In der ICD-10 wurde Autismus den tiefgreifenden Entwicklungsstörungen zugeordnet und zwischen frühkindlichem Autismus, Asperger-Syndrom und atypischem Autismus unterschieden (siehe Kasten). Doch »diese Differenzierung hat sich nach neueren Erkenntnissen als nicht haltbar erwiesen«, erklärt Professor Dr. Matthias Dose, Facharzt für Psychiatrie und Psychotherapie und Kbo-Berater für Autismus-Spektrum-Störungen und Huntington-Krankheit, gegenüber der PZ. Heutzutage wird ein fließender Übergang der Symptomatik bei unterschiedlicher Krankheitsursache angenommen.

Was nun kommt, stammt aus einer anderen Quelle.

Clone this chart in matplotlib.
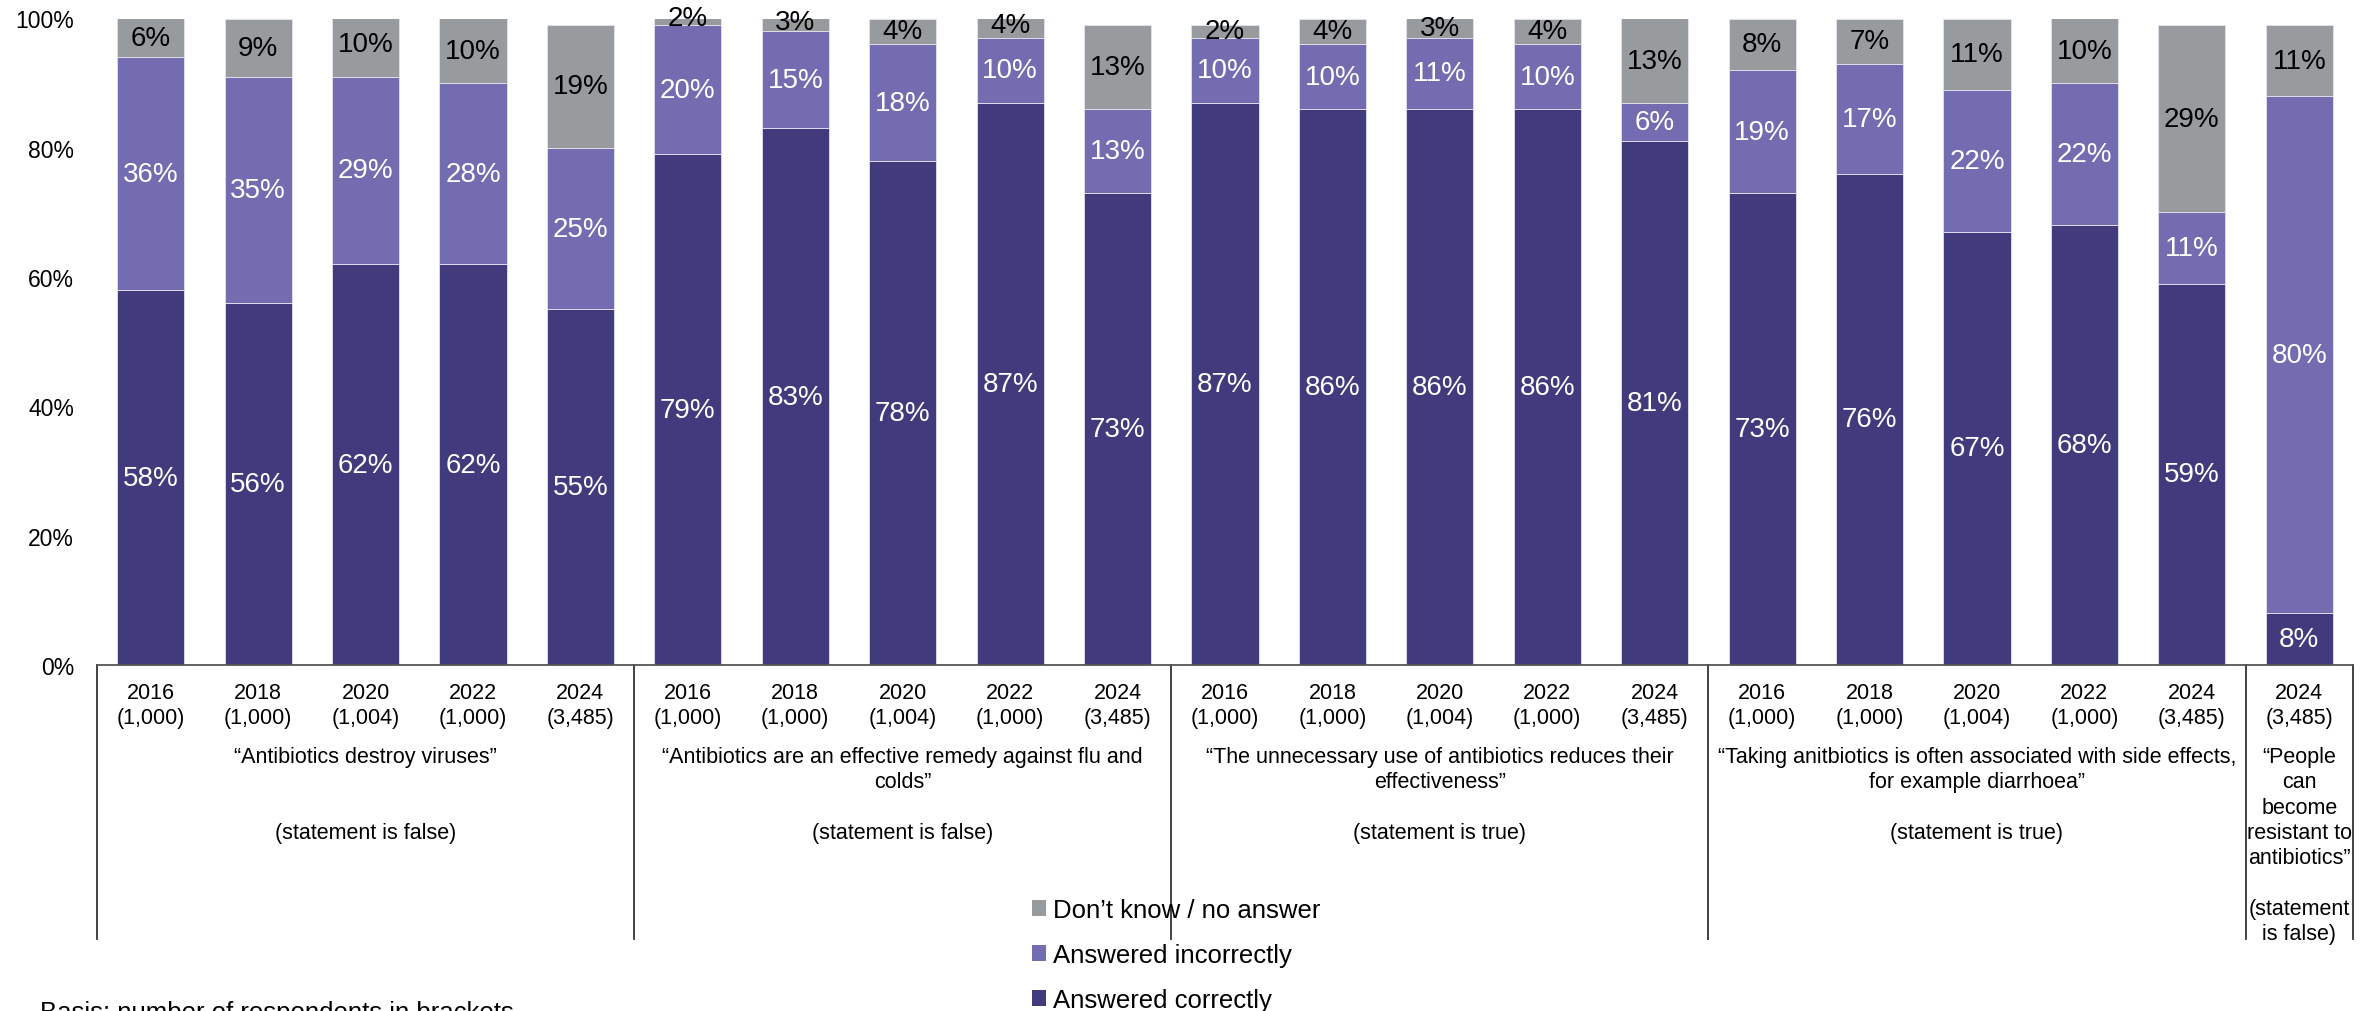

Aus diesem Grund ist in der ICD-11, die seit Januar 2022 gilt, die Gruppe der tiefgreifenden Entwicklungsstörungen aufgelöst und stattdessen die Autismus-Spektrum-Störung der Gruppe der neuronalen Entwicklungsstörungen zugeordnet. Der Begriff gilt nun als Oberbegriff für das gesamte Spektrum autistischer Erkrankungen und fasst Betroffene mit starker Beeinträchtigung (ehemals frühkindlicher Autismus) und geringerer Beeinträchtigung (ehemals Asperger-Syndrom) zusammen. »Mit der Zuordnung zu ›neuronalen‹ statt ›tiefgreifenden‹ Entwicklungsstörungen wird der Tatsache Rechnung getragen, dass es sich um eine Hirnentwicklungsstörung und nicht – wie zum Teil früher angenommen – um Fehler in der Erziehung handelt«, erläutert Dose.
Welche Faktoren die Hirnentwicklungsstörung dabei auslösen, ist noch nicht abschließend geklärt. Allerdings tritt sie familiär gehäuft auf, weswegen wahrscheinlich genetische Faktoren eine entscheidende Rolle spielen. Zudem können Umweltfaktoren eine veränderte Genregulation bewirken (Epigenetik). Als Risikofaktoren werden ein höheres Alter beider Eltern sowie Stress, Infektionen etwa mit Rötelnviren oder die Einnahme bestimmter Medikamente wie Antiepileptika oder Selektiven Serotonin-Wiederaufnahme-Inhibitoren (SSRI) während der Schwangerschaft oder eine ausgeprägte Frühgeburtlichkeit diskutiert.
Frühkindlicher Autismus: auch Kanner-Syndrom, infantiler Autismus, frühkindliche Psychose, autistische Störung oder Pervasive Development Disorder genannt; Beschwerdebild entwickelt sich vor dem dritten Lebensjahr, ausgeprägte Kontaktstörung (kein Blickkontakt, kein Lächeln), mangelnde Empathiefähigkeit, verlangsamte Sprachentwicklung, eigentümliches Sprechverhalten (Neologismen, Echolalie), reduzierter Intelligenzquotient.
Asperger-Syndrom: auch autistische Psychopathie, schizoide Störung des Kindesalters, Asperger-Autismus oder High-Functional-Autism genannt; erste Symptome im zweiten bis fünften Lebensjahr, rigides, zwanghaft-pedantisches, stereotypes Handlungsmuster, mangelnde Empathiefähigkeit, hoch entwickelte Sprache (geschraubte, affektierte Ausdrucksweise, Neologismen), Spezialinteressen (Inselbegabung).
Atypischer Autismus: Unterscheidet sich zum frühkindlichen Autismus hinsichtlich des Alters bei Krankheitsbeginn oder dadurch, dass diagnostische Kriterien nicht in allen Bereichen erfüllt werden; vor allem bei schwer retardierten Betroffenen beziehungsweise bei Menschen mit einer schwer rezeptiven Sprachentwicklungsstörung.